- Camilla Horn, David Manners and Greta Nissen in the film
- Directed by: Robert Milton
- Written by: Horton Giddy (play); Clifford Grey; Wolfgang Wilhelm;
- Produced by: Walter C. Mycroft
- Starring: Greta Nissen; David Manners; Clifford Mollison;
- Cinematography: Claude Friese-Greene
- Music by: Van Phillips
- Production company: British International Pictures
- Distributed by: Wardour Films
- Release date: May 1934;
- Running time: 66 minutes
- Country: United Kingdom
- Language: English

= The Luck of a Sailor =

The Luck of a Sailor (also known as Contraband) is a 1934 British romance film directed by Robert Milton and starring Greta Nissen, David Manners and Clifford Mollison. It was written by Clifford Grey and Wolfgang Wilhelm based on the play by Horton Giddy, and was made at Elstree Studios as a quota quickie.

==Plot==
Prince Karl is the exiled heir to the throne of Amnesia, currently manager of a nightclub in England. As a publicity stunt he marries the penniless Princess Helena. Suddenly, he is recalled to Amnesia as King, and sets sail with his new wife. She is in love with a naval officer, Captain Colin, and by coincidence he is in command of their ship. When Karl succumbs to sea sickness, Helena is free to flirt with Colin. Arriving in Amnesia, Karl discovers that he is expected to marry an heiress, and Helena divorces him, leaving her free to marry Colin.

==Cast==
- Greta Nissen as Queen Helena
- David Manners as Captain Colin
- Clifford Mollison as Shorty
- Camilla Horn as Louise
- Hugh Wakefield as King Karl
- Lawrence Grossmith as Silvius
- Reginald Purdell as Jenkins
- H. F. Maltby as Admiral
- Jimmy Godden as Betz
- Jean Cadell as Princess Rosanna
- Cecil Ramage as owner
- Gus McNaughton as official
- Arnold Lucy
- J.H. Roberts

== Reception ==
Kine Weekly wrote: "Ruritanian romantic comedy with a nautical flavour which is richer in stars than story values. The plot is pleasant, but so slight that the principal players are seldom given a chance to shine individually."

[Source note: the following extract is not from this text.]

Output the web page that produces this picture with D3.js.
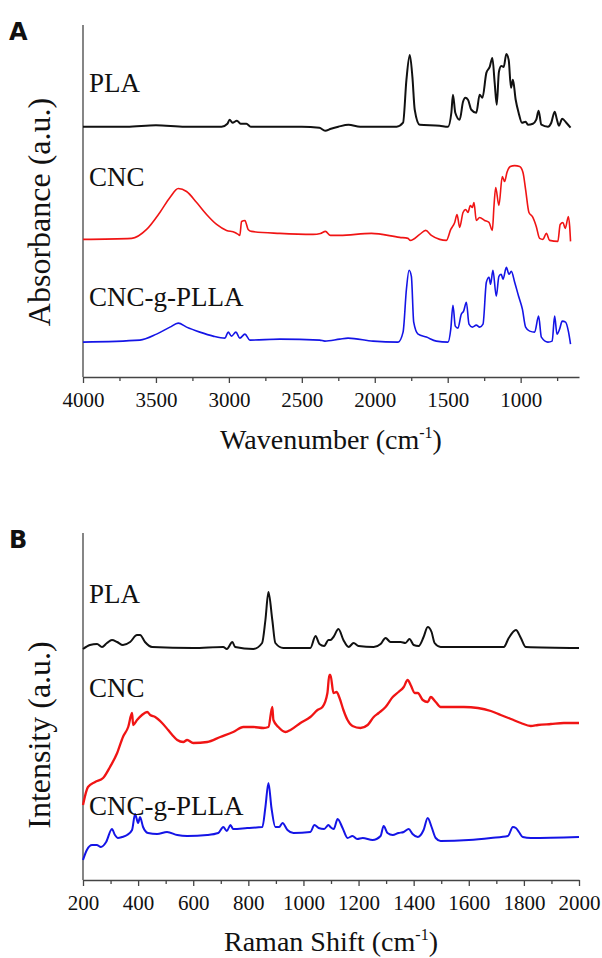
<!DOCTYPE html>
<html>
<head>
<meta charset="utf-8">
<script src="https://cdn.jsdelivr.net/npm/d3@7"></script>
<style>
  body { margin: 0; background: #fff; }
  text { font-family: "Liberation Serif", "Times New Roman", serif; fill: #111; }
</style>
</head>
<body>
<script>
// FTIR spectra, [wavenumber, absorbance a.u. incl. stacking offset]
const ftirPLA = [[4000,251],[3700,251],[3500,252.5],[3300,251],[3050,251],[3010,254],[2995,258],[2975,255],[2945,257],[2920,254],[2880,254],[2850,251],[2500,251],[2380,250],[2340,247],[2300,249],[2250,251],[2180,253],[2100,251],[1850,251],[1806,255],[1783,298],[1760,323],[1742,301],[1726,268],[1692,253],[1555,252],[1498,251],[1475,265],[1464,283],[1448,265],[1418,258],[1395,276],[1379,280],[1361,278],[1338,268],[1304,265],[1281,283],[1262,280],[1235,305],[1212,311],[1194,320],[1178,295],[1164,273],[1149,306],[1133,312],[1116,311],[1098,324],[1082,318],[1066,290],[1053,298],[1034,278],[1014,265],[991,255],[966,256],[950,253],[916,254],[893,258],[877,267],[858,253],[813,251],[790,255],[767,266],[751,258],[738,252],[715,259],[687,255],[658,250]];
const ftirCNC = [[4000,138],[3666,139],[3564,148],[3473,165],[3404,180],[3347,189],[3290,186],[3221,175],[3153,163],[3084,153],[3016,147],[2959,145],[2936,143],[2925,142],[2913,156],[2890,157],[2868,148],[2845,146],[2651,144],[2423,143],[2372,144],[2338,146],[2304,142],[2240,142],[2023,144],[1829,140],[1772,139],[1756,137],[1692,143],[1651,147],[1612,142],[1555,138],[1509,137],[1479,148],[1452,155],[1436,163],[1418,150],[1395,165],[1377,168],[1361,165],[1345,172],[1331,170],[1320,175],[1304,157],[1281,160],[1247,157],[1217,155],[1194,147],[1183,171],[1171,190],[1149,172],[1126,201],[1110,196],[1094,205],[1071,211],[1041,212],[1007,211],[984,205],[966,188],[943,165],[920,161],[893,151],[870,139],[847,138],[824,144],[801,137],[745,136],[729,153],[710,155],[694,149],[673,161],[664,151],[658,136]];
const ftirGraft = [[4000,35],[3610,37],[3496,43],[3404,50],[3347,54],[3290,50],[3199,45],[3108,41],[3027,39],[3005,45],[2982,41],[2952,45],[2925,39],[2890,43],[2856,37],[2651,38],[2377,37],[2342,36],[2240,38],[2183,39],[2012,36],[1840,35],[1806,45],[1783,88],[1765,107],[1749,101],[1733,55],[1703,43],[1646,40],[1578,36],[1498,35],[1479,48],[1464,72],[1448,51],[1430,49],[1407,63],[1391,66],[1372,75],[1354,53],[1331,50],[1304,52],[1281,50],[1258,53],[1235,95],[1217,100],[1206,93],[1190,107],[1167,81],[1149,101],[1133,103],[1121,98],[1098,110],[1080,103],[1064,106],[1041,95],[1014,81],[988,68],[966,50],[938,46],[904,45],[877,61],[858,40],[813,35],[784,36],[767,61],[751,43],[733,48],[715,56],[692,55],[673,46],[658,33]];

// Raman spectra, [shift, intensity a.u. incl. stacking offset]
const ramanPLA = [[200,231],[225,235],[251,236],[269,233],[287,237],[305,240],[324,238],[345,235],[371,238],[396,245],[407,245],[425,238],[451,233],[600,232],[709,233],[722,231],[742,238],[752,233],[818,231],[850,237],[862,260],[873,288],[887,260],[898,237],[927,232],[1025,232],[1044,244],[1058,236],[1075,234],[1091,240],[1098,240],[1109,243],[1127,251],[1145,240],[1164,233],[1182,237],[1200,234],[1255,233],[1280,236],[1298,242],[1316,238],[1353,238],[1370,237],[1385,241],[1400,235],[1418,234],[1436,243],[1451,253],[1465,248],[1476,237],[1498,233],[1727,233],[1745,242],[1771,250],[1789,242],[1807,233],[2000,232]];
const ramanCNC = [[200,75],[218,93],[244,98],[273,102],[298,113],[324,127],[345,143],[364,153],[378,167],[382,155],[396,160],[414,165],[433,168],[444,165],[462,163],[487,157],[509,150],[524,145],[542,140],[564,138],[578,140],[600,137],[651,138],[698,143],[745,148],[782,153],[818,153],[855,152],[873,153],[887,173],[891,160],[909,153],[935,148],[953,150],[989,157],[1025,163],[1051,170],[1069,173],[1087,187],[1094,205],[1098,205],[1109,187],[1120,188],[1131,182],[1145,170],[1160,160],[1178,154],[1207,152],[1233,155],[1255,163],[1273,167],[1298,173],[1324,183],[1345,188],[1364,193],[1378,200],[1389,195],[1404,187],[1415,187],[1433,180],[1451,178],[1462,183],[1480,178],[1498,173],[1535,173],[1582,173],[1633,172],[1680,169],[1716,165],[1753,161],[1789,157],[1825,154],[1851,155],[1898,156],[1945,157],[2000,157]];
const ramanGraft = [[200,20],[214,30],[233,35],[250,35],[265,33],[284,38],[305,51],[316,45],[327,42],[342,43],[360,45],[378,50],[389,66],[400,57],[407,63],[418,53],[436,47],[469,46],[505,48],[542,45],[578,44],[651,45],[691,47],[709,53],[722,49],[735,55],[745,51],[796,52],[851,53],[862,73],[873,97],[884,72],[898,53],[912,53],[924,57],[942,50],[964,47],[1025,48],[1040,55],[1055,52],[1075,51],[1091,55],[1098,53],[1110,51],[1124,61],[1142,52],[1160,42],[1178,44],[1195,41],[1215,42],[1251,40],[1280,44],[1291,54],[1305,47],[1324,45],[1345,47],[1364,48],[1382,51],[1396,46],[1415,43],[1436,50],[1451,62],[1465,53],[1480,42],[1498,39],[1600,40],[1680,42],[1742,44],[1760,53],[1771,52],[1782,48],[1796,43],[1825,42],[2000,43]];

const ftirTicks = [4000, 3500, 3000, 2500, 2000, 1500, 1000];
const ftirMinor = [3750, 3250, 2750, 2250, 1750, 1250, 750];
const ramanTicks = [200, 400, 600, 800, 1000, 1200, 1400, 1600, 1800, 2000];
const ramanMinor = [300, 500, 700, 900, 1100, 1300, 1500, 1700, 1900];
const seriesNames = ["PLA", "CNC", "CNC-g-PLLA"];
const seriesColors = ["#111111", "#f01414", "#1414e6"];

const W = 602, H = 958;
const svg = d3.select("body").append("svg")
    .attr("width", W).attr("height", H)
    .attr("xmlns", "http://www.w3.org/2000/svg");
svg.append("rect").attr("width", W).attr("height", H).attr("fill", "#fff");

function panel(cfg) {
    const x = d3.scaleLinear().domain(cfg.xDomain).range([83, 579]);
    const y = d3.scaleLinear().domain([0, cfg.yMax]).range([cfg.bottom, cfg.top]);
    const g = svg.append("g");

    // y axis: plain line, no ticks
    g.append("line")
        .attr("x1", x.range()[0]).attr("x2", x.range()[0])
        .attr("y1", y.range()[1]).attr("y2", y.range()[0])
        .attr("stroke", "#444").attr("stroke-width", 1.3);

    const minor = g.append("g").attr("transform", "translate(0," + cfg.bottom + ")")
        .call(d3.axisBottom(x).tickValues(cfg.minor).tickSize(4).tickFormat(""));
    minor.select(".domain").remove();
    minor.selectAll("line").attr("stroke", "#444").attr("stroke-width", 1.3);

    const major = g.append("g").attr("transform", "translate(0," + cfg.bottom + ")")
        .attr("font-family", "Liberation Serif, serif")
        .call(d3.axisBottom(x).tickValues(cfg.ticks).tickSize(6).tickSizeOuter(0)
            .tickPadding(9).tickFormat(d3.format("d")));
    major.attr("font-family", "Liberation Serif, serif").attr("font-size", null);
    major.select(".domain").attr("stroke", "#444").attr("stroke-width", 1.3);
    major.selectAll("line").attr("stroke", "#444").attr("stroke-width", 1.3);
    major.selectAll("text")
        .style("font-family", "'Liberation Serif', serif").style("font-size", "21px").attr("fill", "#111");

    const line = d3.line()
        .x(d => x(d[0])).y(d => y(d[1]))
        .curve(d3.curveMonotoneX);
    cfg.series.forEach((s, i) => {
        g.append("path").datum(s)
            .attr("fill", "none")
            .attr("stroke", seriesColors[i])
            .attr("stroke-width", cfg.widths[i])
            .attr("stroke-linejoin", "round")
            .attr("d", line);
        g.append("text")
            .attr("x", 89).attr("y", cfg.labelY[i])
            .style("font-size", "27px")
            .text(seriesNames[i]);
    });

    // x title with superscript
    const t = g.append("text")
        .attr("x", 331).attr("y", cfg.titleY)
        .attr("text-anchor", "middle")
        .style("font-size", "28px");
    t.append("tspan").text(cfg.xTitle + " (cm");
    t.append("tspan").attr("dy", -11).style("font-size", "16px").text("-1");
    t.append("tspan").attr("dy", 11).text(")");

    g.append("text")
        .attr("transform", "translate(" + cfg.yTitleX + "," + cfg.yTitleY + ") rotate(-90)")
        .attr("text-anchor", "middle")
        .style("font-size", "32px")
        .text(cfg.yTitle);

    g.append("text")
        .attr("x", 9).attr("y", cfg.top + 15)
        .style("font-family", "DejaVu Sans").style("font-weight", "bold").style("font-size", "24px")
        .text(cfg.letter);
}

panel({
    xDomain: [4000, 600], yMax: 353, top: 25, bottom: 377,
    ticks: ftirTicks, minor: ftirMinor,
    series: [ftirPLA, ftirCNC, ftirGraft], widths: [2, 1.6, 1.6],
    labelY: [92, 186, 306],
    xTitle: "Wavenumber", yTitle: "Absorbance (a.u.)", titleY: 449, yTitleX: 50, yTitleY: 212,
    letter: "A"
});

panel({
    xDomain: [200, 2000], yMax: 347, top: 533, bottom: 880,
    ticks: ramanTicks, minor: ramanMinor,
    series: [ramanPLA, ramanCNC, ramanGraft], widths: [2, 2.3, 2],
    labelY: [603, 697, 815],
    xTitle: "Raman Shift", yTitle: "Intensity (a.u.)", titleY: 951, yTitleX: 50, yTitleY: 735,
    letter: "B"
});
</script>
</body>
</html>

The Daily Film Renter wrote: "Lack of cohesive story results in draggy production that fails to achieve conviction. None of the half-dozen competent principals given any chance, though pleasant individual portrayals infuse faint spark into proceedings. Disappointing in general values, film is one whose appeal is limited to less critical popular halls."